Mahkamah Agung, Corong Undang-Undang?
Kolom

Mahkamah Agung, Corong Undang-Undang?

​​​​​​​Ketentuan yang mengatur tentang hak politik warga negara, merupakan norma hukum baru yang tidak diatur dalam peraturan perundang-undangan yang lebih tinggi yaitu UU Pemilu.

Bacaan 2 Menit

 

Dalam pandangan MK pembatasan terhadap hak-hak tersebut haruslah didasarkan atas alasan-alasan yang kuat, masuk akal dan proporsional serta tidak berkelebihan.
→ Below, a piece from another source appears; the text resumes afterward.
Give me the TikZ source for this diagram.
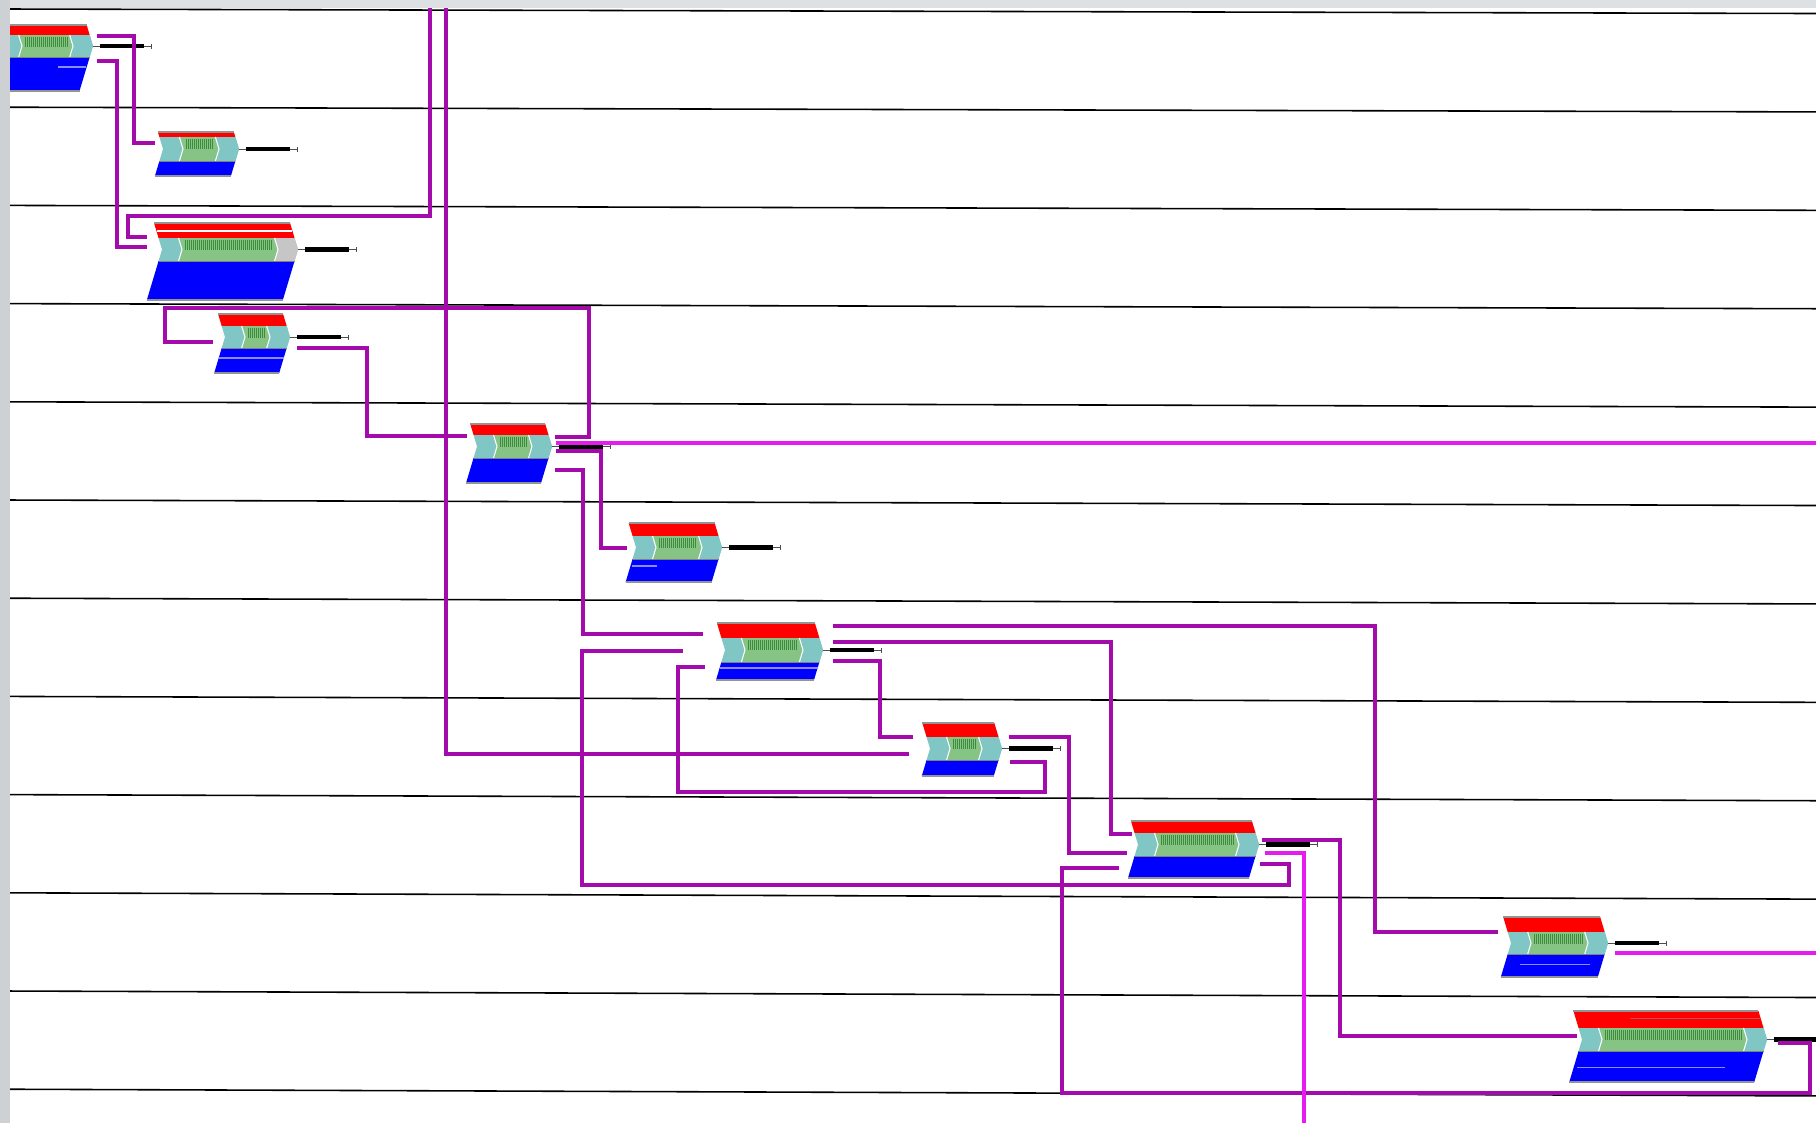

Pembatasan tersebut hanya dapat dilakukan dengan maksud “semata-mata untuk menjamin pengakuan serta penghormatan atas hak dan kebebasan orang lain dan untuk memenuhi tuntutan yang adil sesuai dengan pertimbangan moral, nilai-nilai agama, keamanan, dan ketertiban umum dalam suatu masyarakat demokratis.

 

Negara Indonesia adalah negara hukum sebagaimana dimuat pada Pasal 1 Ayat (3) UUD 1945, dalam hal ini KPU dalam melaksanakan tugas dan fungsi harus berdasarkan UU Pemilu dan diatur lebih lanjut teknis pelaksanaan melalui Peraturan KPU.

 

Namun kemudian KPU membuat Peraturan KPU Nomor 26 Tahun 2018 tentang Perubahan kedua atas Peraturan KPU Nomor 14 Tahun 2018 tentang Pencalonan Perseorangan Peserta Pemilihan Umum Anggota Dewan Perwakilan Daerah, Peraturan KPU Nomor 20 Tahun 2018 tentang Pencalonan Peserta Pemilihan Umum Anggota DPR, DPRD Provinsi, dan DPRD Kab/Kota dan Peraturan KPU Nomor 21 Tahun 2018 tentang Perubahan atas nomor 14 Tahun 2018 tentang Pencalonan Perseorangan Peserta Pemilihan Umum Anggota Dewan Perwakilan Daerah, yang prinsipnya melarang bagi mantan narapidana korupsi untuk mencalonkan diri sebagai calon legislatif pada pemilu 2019.

 

Larangan tersebut dimuat pada Pasal 4 Ayat (3) terhadap Peraturan KPU 20/2018 yang menyebutkan bahwa dalam seleksi bakal calon secara demokratis dan terbuka sebagaimana dimaksud pada ayat (2) yaitu tidak menyertakan mantan terpidana bandar narkoba, kejahatan seksual terhadap anak, dan korupsi.

 

Pasal 7 Ayat (1) huruf g yang menyatakan “tidak pernah sebagai terpidana berdasarkan putusan pengadilan yang telah memperoleh kekuatan hukum tetap yang diancam dengan pidana penjara 5 (lima) tahun atau lebih berdasarkan putusan pengadilan yang telah berkekuatan hukum tetap”.

 

Pada pasal 60 Ayat (1) huruf j menyebutkan bahwa perseorangan peserta pemilu, dapat menjadi bakal calon perseorangan peserta pemilu anggota DPD setelah memenuhi persyaratan bukan mantan terpidana bandar narkoba, kejahatan seksual terhadap anak atau korupsi.

 

Bahwa ketentuan di atas sejatinya tidak sesuai dengan materi muatan pada UU Pemilu Pasal 240, ketentuan tersebut juga sudah dikuatkan oleh beberapa Putusan Mahkamah Konstitusi antara lain: Putusan Mahkamah Konstitusi Nomor 14-17/PUU-V/2007; Putusan 004/PUU-VII/2009;  Putusan 42/PUU-XII/2015; Putusan 71-PUU-XIV-2016.